Folate plays a very important role in a pathway called the MTHFR pathway. This is the pathway responsible for methylation in the body, and methylation is absolutely critical for both physical and mental health. Actually, it is more correct to point out that it is a BALANCED methylation that is critical for physical and mental health – both too little and too much are a bad thing. Without going into extraneous detail (which I would LOVE to do but maybe in another blog post all of its own because that would be geeky and cool), folate is the molecule that actually allows the methylation pathway to run, which means it is an essential vitamin for us.
Why is methylation important for mental health? Well, methylation is needed to make creatine, which is great for athletes but also has a role in reducing depression. The neurotransmitter dopamine, that’s the one that makes us feel amazing or ‘on a high’, gets methylated and this methylation is associated with a reduction in rumination (those thoughts going around…and around….and around….and around…). Methylation is also important for the production of choline, which, among many other things, assists in mental focus.
In addition to methylation, folate performs other roles that are important for optimal mental health, such as helping to conserve glycine, which you will remember above is a key inhibitory neurotransmitter and calms us down (which is SUPER for anxiety). Folate is also a star player in the prevention of anaemia, and since anaemia is a lack of red blood cells and therefore the ability to carry oxygen around the body, having enough folate means our brain will get enough oxygen, which again, is critical for optimal mental health.
How much spinach do you need to eat per day? 300 g would give you your recommended intake, which is pretty much one of those small pre-packed bags from the supermarket. However, remember that broccoli, rocket and kale are also high in folate, and so are leeks, so if you are eating a good serving of leafy green and/or cruciferous veggies every day, you are onto a good start. You also get a really good amount of folate from legumes such as chickpeas and liver (if you are keen to go that route! but don’t overdo the liver – keep it to once or twice per week only as it is very high in Vitamin A, which is toxic in high doses).
Last but by no means least, are herbs.
Most people think of herbs as a way to add flavour, but these little plants are an absolute goldmine of phytonutrients, including some that can modulate brain function. In particular, a compound called rosmarinic acid has been shown to produce anti-depressant like effects, via a number of mechanisms that include upregulation of a super important molecule in the brain called BDNF, or brain-derived neurotrophic factor. You may have heard of BDNF if you have read up on the positive effects of fasting, as BDNF plays many roles in the brain (that fasting helps to activate) such as the growth and differentiation of new brain cells, and synaptic connectivity, which basically refers to how well signals are transmitted between nerve cells.
Herbs which are particularly high in rosmarinic acid are spearmint (which is your traditional garden mint), basil and sage, but oregano, thyme and rosemary also contain rosmarinic acid at lower levels.

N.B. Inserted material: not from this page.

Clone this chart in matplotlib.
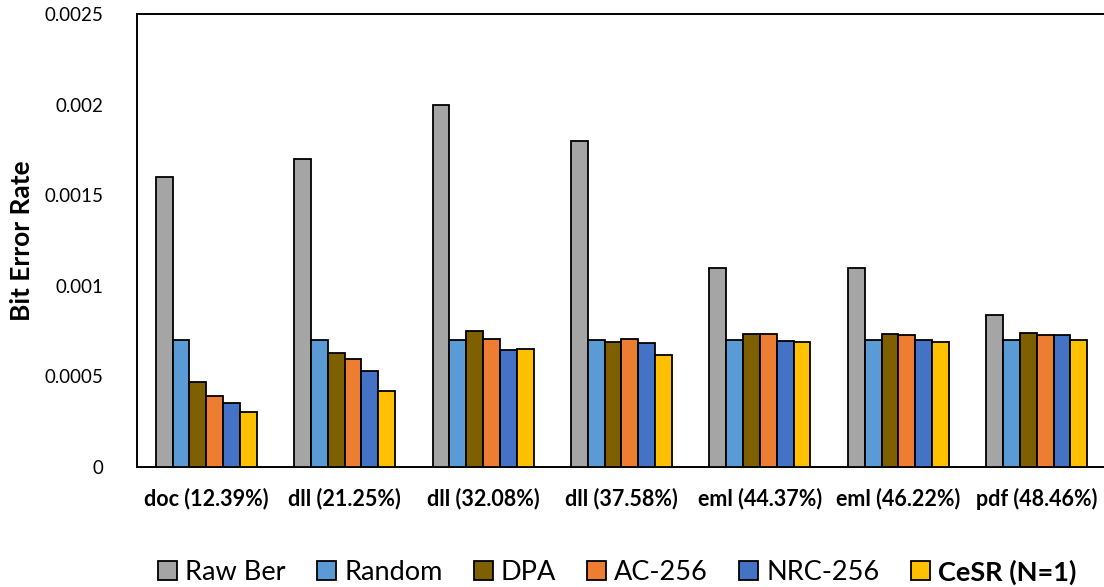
import numpy as np
import matplotlib
matplotlib.use("Agg")
import matplotlib.pyplot as plt

plt.rcParams['font.family'] = ['Lato', 'DejaVu Sans']

categories = ['doc (12.39%)', 'dll (21.25%)', 'dll (32.08%)', 'dll (37.58%)',
              'eml (44.37%)', 'eml (46.22%)', 'pdf (48.46%)']
series_names = ['Raw Ber', 'Random', 'DPA', 'AC-256', 'NRC-256', 'CeSR (N=1)']

raw_ber = [0.0016, 0.0017, 0.0020, 0.0018, 0.0011, 0.0011, 0.00084]
random_ber = [0.0007, 0.0007, 0.0007, 0.0007, 0.0007, 0.0007, 0.0007]
dpa = [0.000468, 0.000630, 0.000752, 0.000690, 0.000736, 0.000733, 0.000738]
ac_256 = [0.000390, 0.000598, 0.000707, 0.000707, 0.000732, 0.000730, 0.000729]
nrc_256 = [0.000356, 0.000532, 0.000646, 0.000687, 0.000698, 0.000703, 0.000729]
cesr = [0.000306, 0.000422, 0.000650, 0.000620, 0.000689, 0.000692, 0.000700]

colors = ['#A5A5A5', '#5B9BD5', '#7F6000', '#ED7D31', '#4472C4', '#FFC000']
series = [raw_ber, random_ber, dpa, ac_256, nrc_256, cesr]

fig = plt.figure(figsize=(11.04, 5.87), dpi=100)
ax = fig.add_axes([0.1241, 0.2044, 0.8777, 0.7717])

x = np.arange(len(categories))
width = 0.1215
for i, (vals, name, c) in enumerate(zip(series, series_names, colors)):
    offset = (i - 2.5) * width
    ax.bar(x + offset, vals, width, color=c, edgecolor='black',
           linewidth=1.3, label=name, zorder=3)

ax.set_xlim(-0.5, len(categories) - 0.5)
ax.set_ylim(0, 0.0025)
ax.set_yticks([0, 0.0005, 0.001, 0.0015, 0.002, 0.0025])
ax.set_yticklabels(['0', '0.0005', '0.001', '0.0015', '0.002', '0.0025'], fontsize=13.5)
ax.set_xticks(x)
ax.set_xticklabels(categories, fontsize=15.5, fontweight='bold')
ax.tick_params(axis='both', length=0)
ax.tick_params(axis='y', pad=24)
ax.tick_params(axis='x', pad=15)
ax.set_ylabel('Bit Error Rate', fontsize=19, fontweight='bold', labelpad=8)

for side in ['left', 'top', 'bottom']:
    ax.spines[side].set_linewidth(1.4)
ax.spines['right'].set_visible(False)

leg = fig.legend(loc='center', bbox_to_anchor=(0.559, 0.025), ncol=6,
                 frameon=False, fontsize=19.5, handlelength=0.7, handleheight=0.7,
                 handletextpad=0.3, columnspacing=1.15)
for t in leg.get_texts():
    if t.get_text().startswith('CeSR'):
        t.set_fontweight('bold')

fig.savefig('out.png', dpi=100)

Before you think you would need to eat a plateful of herbs to get any kind of decent benefit, simply 3 tbsp of fresh, raw spearmint will give you over 200 mg of rosmarinic acid, which is comparable to amounts used in scientific studies to produce significant health benefits.
If we take a good hard look at the list above, it isn’t hard to see, with the way that diets have become low in fresh whole-food produce and meats, and high in refined, processed carbohydrates and sandwich ham, why mental health has also taken a downwards turn.
But it doesn’t have to be that way!
You can totally eat your way to feeling amazing – calm, motivated, focused and stress-free all at the same time! And you can do this healthily, and yummily, with no added sugar 😉.